Is Spanning-Tree on any of your Routers or SRX blocking one of its ports?

I found this other post for your reference.

https://community.cisco.com/t5/switching/new-4321-router-bdi-to-replace-bvi-spanning-tree-issues/td-p/2854790

Please let us know.

Regards.

Hi Hector,  the BDI is untagged and from what I read untagged BDIs do not run Spanningtree.  It is a layer2 broadcast domain.

Untagged frames are usually handled by the Layer 2 device (Switch or "bridge") as in Vlan 1 which is the default native Vlan.

It sounds to me that Spanning-Tree (STP) should determine here the path traffic takes by logically blocking one link. Just like if you were connecting three Layer 2 Switches in a triangle.

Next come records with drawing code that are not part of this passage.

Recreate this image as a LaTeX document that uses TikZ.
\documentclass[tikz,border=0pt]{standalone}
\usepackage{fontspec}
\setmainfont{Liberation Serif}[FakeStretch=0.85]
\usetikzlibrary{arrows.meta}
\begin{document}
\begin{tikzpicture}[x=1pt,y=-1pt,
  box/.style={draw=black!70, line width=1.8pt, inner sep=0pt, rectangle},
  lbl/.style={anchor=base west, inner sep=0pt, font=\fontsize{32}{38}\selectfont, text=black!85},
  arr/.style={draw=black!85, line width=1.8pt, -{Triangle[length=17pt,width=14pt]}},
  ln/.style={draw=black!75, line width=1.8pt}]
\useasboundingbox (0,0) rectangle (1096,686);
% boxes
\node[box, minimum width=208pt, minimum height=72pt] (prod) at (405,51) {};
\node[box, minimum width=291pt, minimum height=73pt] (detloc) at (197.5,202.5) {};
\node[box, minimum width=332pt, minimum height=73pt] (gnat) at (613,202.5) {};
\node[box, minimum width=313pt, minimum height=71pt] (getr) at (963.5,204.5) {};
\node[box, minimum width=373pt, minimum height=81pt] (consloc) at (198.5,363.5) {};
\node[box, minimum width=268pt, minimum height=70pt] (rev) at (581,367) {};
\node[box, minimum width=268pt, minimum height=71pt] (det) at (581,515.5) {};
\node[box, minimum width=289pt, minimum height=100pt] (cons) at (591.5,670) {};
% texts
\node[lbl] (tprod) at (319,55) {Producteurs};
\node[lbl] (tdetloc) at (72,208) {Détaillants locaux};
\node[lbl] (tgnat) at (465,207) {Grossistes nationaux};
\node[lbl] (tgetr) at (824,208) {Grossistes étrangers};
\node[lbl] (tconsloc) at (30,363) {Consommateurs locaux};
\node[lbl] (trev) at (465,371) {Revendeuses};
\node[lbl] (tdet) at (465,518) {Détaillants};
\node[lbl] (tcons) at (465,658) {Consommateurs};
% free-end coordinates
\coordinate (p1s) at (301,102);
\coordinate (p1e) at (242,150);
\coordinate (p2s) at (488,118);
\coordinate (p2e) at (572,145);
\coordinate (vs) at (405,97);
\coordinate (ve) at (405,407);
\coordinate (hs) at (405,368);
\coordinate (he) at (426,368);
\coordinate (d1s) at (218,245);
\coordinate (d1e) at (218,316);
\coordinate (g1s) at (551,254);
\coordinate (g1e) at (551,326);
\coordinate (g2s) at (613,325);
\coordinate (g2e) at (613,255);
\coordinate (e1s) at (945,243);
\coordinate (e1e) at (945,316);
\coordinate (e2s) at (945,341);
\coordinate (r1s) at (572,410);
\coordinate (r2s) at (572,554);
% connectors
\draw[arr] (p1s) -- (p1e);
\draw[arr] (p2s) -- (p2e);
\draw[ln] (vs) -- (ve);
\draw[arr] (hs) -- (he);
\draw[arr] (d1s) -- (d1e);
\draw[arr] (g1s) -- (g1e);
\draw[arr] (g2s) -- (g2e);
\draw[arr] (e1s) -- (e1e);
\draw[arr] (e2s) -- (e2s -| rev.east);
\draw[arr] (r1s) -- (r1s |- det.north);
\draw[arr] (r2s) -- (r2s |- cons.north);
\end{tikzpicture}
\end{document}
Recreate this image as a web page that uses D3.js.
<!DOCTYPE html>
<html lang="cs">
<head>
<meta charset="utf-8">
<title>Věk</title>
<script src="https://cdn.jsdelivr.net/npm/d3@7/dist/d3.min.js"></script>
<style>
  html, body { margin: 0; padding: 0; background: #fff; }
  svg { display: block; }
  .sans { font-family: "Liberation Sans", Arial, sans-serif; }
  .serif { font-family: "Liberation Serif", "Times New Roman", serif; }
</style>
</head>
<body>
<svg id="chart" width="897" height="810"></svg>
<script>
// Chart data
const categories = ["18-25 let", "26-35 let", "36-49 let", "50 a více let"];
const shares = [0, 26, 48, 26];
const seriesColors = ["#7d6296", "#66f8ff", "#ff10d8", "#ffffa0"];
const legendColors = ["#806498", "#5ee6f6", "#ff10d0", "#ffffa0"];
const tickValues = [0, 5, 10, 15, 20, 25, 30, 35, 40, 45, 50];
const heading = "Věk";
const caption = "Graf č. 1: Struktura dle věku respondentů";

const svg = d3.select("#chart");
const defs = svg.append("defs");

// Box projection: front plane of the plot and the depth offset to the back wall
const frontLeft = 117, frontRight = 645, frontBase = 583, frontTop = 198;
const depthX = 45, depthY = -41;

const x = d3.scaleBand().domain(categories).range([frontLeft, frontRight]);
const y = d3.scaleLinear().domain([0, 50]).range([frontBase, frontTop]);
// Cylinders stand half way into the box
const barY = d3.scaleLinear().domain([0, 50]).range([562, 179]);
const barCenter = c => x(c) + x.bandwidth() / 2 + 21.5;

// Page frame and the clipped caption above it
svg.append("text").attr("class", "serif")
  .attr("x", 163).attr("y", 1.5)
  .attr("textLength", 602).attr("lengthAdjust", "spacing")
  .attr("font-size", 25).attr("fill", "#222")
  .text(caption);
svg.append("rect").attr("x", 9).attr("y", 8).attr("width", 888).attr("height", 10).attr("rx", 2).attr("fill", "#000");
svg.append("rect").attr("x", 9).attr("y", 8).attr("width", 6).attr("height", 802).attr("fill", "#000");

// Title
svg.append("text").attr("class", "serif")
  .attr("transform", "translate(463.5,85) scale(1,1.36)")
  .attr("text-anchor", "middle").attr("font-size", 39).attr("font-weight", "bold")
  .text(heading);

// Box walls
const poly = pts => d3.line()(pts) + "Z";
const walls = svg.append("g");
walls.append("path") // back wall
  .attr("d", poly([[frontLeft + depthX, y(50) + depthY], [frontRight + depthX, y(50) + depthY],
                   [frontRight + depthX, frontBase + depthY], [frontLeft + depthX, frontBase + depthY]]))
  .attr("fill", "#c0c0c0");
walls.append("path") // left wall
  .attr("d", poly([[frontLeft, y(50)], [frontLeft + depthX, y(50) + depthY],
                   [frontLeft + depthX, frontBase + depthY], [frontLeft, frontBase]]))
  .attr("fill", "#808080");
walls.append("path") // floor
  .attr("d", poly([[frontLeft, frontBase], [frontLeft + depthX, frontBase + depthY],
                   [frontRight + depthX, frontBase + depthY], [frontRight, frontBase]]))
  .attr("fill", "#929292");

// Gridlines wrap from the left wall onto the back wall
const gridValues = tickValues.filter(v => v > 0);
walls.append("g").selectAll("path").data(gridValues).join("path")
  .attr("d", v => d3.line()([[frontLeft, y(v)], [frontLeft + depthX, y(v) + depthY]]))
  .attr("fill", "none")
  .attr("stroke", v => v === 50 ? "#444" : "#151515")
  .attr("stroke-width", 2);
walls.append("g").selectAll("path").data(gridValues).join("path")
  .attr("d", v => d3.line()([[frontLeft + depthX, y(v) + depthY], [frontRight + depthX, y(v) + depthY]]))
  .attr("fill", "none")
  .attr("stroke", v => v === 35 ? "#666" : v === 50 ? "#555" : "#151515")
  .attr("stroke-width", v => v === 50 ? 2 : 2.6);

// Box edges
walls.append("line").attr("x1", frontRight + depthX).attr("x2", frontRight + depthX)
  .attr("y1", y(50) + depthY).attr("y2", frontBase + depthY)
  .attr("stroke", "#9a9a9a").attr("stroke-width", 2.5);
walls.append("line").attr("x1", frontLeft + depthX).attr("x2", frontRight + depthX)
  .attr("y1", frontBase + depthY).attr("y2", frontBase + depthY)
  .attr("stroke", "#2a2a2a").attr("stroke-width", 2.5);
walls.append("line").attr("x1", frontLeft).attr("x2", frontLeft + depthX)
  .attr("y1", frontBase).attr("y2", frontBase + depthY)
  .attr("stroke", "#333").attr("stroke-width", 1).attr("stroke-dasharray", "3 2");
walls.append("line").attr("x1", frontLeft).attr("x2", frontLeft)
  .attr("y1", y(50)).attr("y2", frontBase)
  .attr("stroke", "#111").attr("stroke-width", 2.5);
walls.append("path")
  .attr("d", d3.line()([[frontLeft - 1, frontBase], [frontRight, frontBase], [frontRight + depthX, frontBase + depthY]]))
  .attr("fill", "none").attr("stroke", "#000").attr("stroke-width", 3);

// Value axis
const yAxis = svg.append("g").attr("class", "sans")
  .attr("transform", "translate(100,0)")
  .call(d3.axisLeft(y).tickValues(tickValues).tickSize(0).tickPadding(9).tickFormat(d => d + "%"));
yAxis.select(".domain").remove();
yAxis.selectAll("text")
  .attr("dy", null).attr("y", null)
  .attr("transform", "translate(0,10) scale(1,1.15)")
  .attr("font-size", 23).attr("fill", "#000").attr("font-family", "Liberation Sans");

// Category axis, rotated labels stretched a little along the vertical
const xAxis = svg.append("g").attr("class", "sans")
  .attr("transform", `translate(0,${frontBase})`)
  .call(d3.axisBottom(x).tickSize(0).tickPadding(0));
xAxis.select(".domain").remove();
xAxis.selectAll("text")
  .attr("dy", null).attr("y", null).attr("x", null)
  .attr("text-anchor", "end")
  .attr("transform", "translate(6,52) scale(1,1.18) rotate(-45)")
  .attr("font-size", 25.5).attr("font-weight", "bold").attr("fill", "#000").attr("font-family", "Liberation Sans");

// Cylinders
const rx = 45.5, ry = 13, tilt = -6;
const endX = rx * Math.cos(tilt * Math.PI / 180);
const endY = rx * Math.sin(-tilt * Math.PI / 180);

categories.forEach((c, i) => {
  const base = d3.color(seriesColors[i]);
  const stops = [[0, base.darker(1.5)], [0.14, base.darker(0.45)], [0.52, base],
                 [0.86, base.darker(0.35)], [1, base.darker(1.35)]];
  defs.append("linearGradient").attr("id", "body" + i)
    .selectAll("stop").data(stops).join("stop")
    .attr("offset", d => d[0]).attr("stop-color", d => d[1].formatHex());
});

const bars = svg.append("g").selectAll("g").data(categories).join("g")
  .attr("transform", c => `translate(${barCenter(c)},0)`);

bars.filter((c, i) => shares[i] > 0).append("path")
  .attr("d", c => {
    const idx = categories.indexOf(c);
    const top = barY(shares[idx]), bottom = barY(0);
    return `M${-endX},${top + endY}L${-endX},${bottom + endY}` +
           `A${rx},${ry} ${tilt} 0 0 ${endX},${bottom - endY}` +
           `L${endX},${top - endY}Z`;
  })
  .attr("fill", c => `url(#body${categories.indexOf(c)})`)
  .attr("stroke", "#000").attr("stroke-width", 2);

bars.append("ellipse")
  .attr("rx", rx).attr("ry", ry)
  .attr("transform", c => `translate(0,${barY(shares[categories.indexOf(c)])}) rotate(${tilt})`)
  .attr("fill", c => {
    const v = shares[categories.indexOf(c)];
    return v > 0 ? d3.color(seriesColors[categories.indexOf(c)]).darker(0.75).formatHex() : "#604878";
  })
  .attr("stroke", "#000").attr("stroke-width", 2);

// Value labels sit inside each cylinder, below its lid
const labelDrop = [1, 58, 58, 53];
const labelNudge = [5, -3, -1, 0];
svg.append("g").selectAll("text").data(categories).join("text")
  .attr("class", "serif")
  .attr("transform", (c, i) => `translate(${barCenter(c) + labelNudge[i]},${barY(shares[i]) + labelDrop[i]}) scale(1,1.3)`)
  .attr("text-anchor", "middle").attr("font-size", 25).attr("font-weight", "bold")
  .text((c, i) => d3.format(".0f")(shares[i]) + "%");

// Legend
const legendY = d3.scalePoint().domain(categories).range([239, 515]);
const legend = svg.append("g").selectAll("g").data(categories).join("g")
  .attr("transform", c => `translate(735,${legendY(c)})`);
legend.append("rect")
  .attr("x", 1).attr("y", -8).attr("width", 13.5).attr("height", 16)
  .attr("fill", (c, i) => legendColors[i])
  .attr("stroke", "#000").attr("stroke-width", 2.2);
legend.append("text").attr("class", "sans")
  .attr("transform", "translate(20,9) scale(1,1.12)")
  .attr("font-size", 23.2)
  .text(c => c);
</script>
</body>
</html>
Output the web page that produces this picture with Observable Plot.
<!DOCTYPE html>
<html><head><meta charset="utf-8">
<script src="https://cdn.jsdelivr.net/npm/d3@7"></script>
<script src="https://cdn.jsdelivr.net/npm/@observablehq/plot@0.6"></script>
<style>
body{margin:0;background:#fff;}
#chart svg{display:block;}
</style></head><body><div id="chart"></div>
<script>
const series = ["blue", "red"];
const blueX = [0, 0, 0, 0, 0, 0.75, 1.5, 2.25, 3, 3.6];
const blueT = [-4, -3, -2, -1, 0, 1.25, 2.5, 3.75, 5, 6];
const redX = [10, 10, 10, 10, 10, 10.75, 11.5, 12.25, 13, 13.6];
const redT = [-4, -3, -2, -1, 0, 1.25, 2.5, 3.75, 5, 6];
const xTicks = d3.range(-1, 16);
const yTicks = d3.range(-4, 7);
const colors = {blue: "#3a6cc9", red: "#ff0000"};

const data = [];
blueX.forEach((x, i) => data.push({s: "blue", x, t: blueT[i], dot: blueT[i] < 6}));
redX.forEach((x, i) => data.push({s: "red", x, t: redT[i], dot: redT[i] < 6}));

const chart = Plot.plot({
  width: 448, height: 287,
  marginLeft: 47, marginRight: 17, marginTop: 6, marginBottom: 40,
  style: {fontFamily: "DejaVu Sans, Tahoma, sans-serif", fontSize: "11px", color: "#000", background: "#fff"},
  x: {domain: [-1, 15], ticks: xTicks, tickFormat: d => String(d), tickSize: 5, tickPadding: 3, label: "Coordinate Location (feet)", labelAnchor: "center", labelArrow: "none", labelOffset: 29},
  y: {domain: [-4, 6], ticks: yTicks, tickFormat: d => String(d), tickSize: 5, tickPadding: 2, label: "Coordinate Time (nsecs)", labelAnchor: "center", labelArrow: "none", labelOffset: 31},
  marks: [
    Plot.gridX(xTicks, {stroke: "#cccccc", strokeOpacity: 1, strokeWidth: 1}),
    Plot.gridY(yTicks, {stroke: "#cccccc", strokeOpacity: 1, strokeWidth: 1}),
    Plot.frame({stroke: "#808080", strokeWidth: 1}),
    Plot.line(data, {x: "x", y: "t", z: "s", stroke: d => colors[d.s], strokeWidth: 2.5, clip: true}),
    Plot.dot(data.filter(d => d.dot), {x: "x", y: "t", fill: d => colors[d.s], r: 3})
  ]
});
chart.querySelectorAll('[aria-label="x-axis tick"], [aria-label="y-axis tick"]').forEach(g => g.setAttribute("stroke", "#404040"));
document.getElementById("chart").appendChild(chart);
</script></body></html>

In a triangle topology with no STP, broadcast and unknown unicast frames would loop forever. 

 

This by assuming that you are also bridging the two interfaces in your SRX just like you are doing on the Routers.

Hello Neil,

Hector is right : STP is needed to build a working network if there is L2 redundancy.

In other words if STP would be disabled your network would become a bridging loop and will be unstable and unusable.

Also the SRX is a single node or it is a cluster of two SRXs?

 

Hope to help

Giuseppe

 

The SRX interface is not layer two so does not forward broadcast of multicast traffic. I don't have a broadcast problem what i would like to know is if the BDI uses one mac address for all interfaces how is the path to the destination selected?

Hello Neil,

I have reviewed your network diagram you are using the redundant ethernet feature on the SRX.

see

https://www.juniper.net/documentation/en_US/junos/topics/topic-map/security-chassis-cluster-redundant-ethernet-interfaces.html

 

As far as I remember both child physical interfaces are active and L3 processing is performed by the node that owns the reth configuration (the node that is active for the redundancy group to which the reth logical interface is associated)

So I agree you have not bridging loop issues. However, I would expect frames sourced by SRX to use a single source MAC address associated to the reth interface (for ARP resolution consistency just to make an example)

In the bridge domain on Cisco routers MAC address learning should determine the path to use.

And if only one source MAC address is used by SRX on both child physical interfaces the path will change over time using the last active SRX child interface.

Be aware that on the SRX side the reth interface will be up until the child interface on the active node is up as explained in the document linked above

 

>> A redundant Ethernet interface inherits its failover properties from the redundancy group x that it belongs to. A redundant Ethernet interface remains active as long as its primary child interface is available or active. For example, if reth0 is associated with redundancy group 1 and redundancy group 1 is active on node 0, then reth0 is up as long as the node 0 child of reth0 is up. 

 

This means that for achieving fault tolerance at node level you should use two different reth interfaces on SRX using two different pairs of child interfaces and connect them to two bridge domains on the Cisco router side.

 

I can confirm that the behaviour is the one described in the sentence above I have seen it in lab tests performed some years ago.

 

Hope to help

Giuseppe

 

Thanks for the input Guiseppe,  We're happy with the SRX configuration.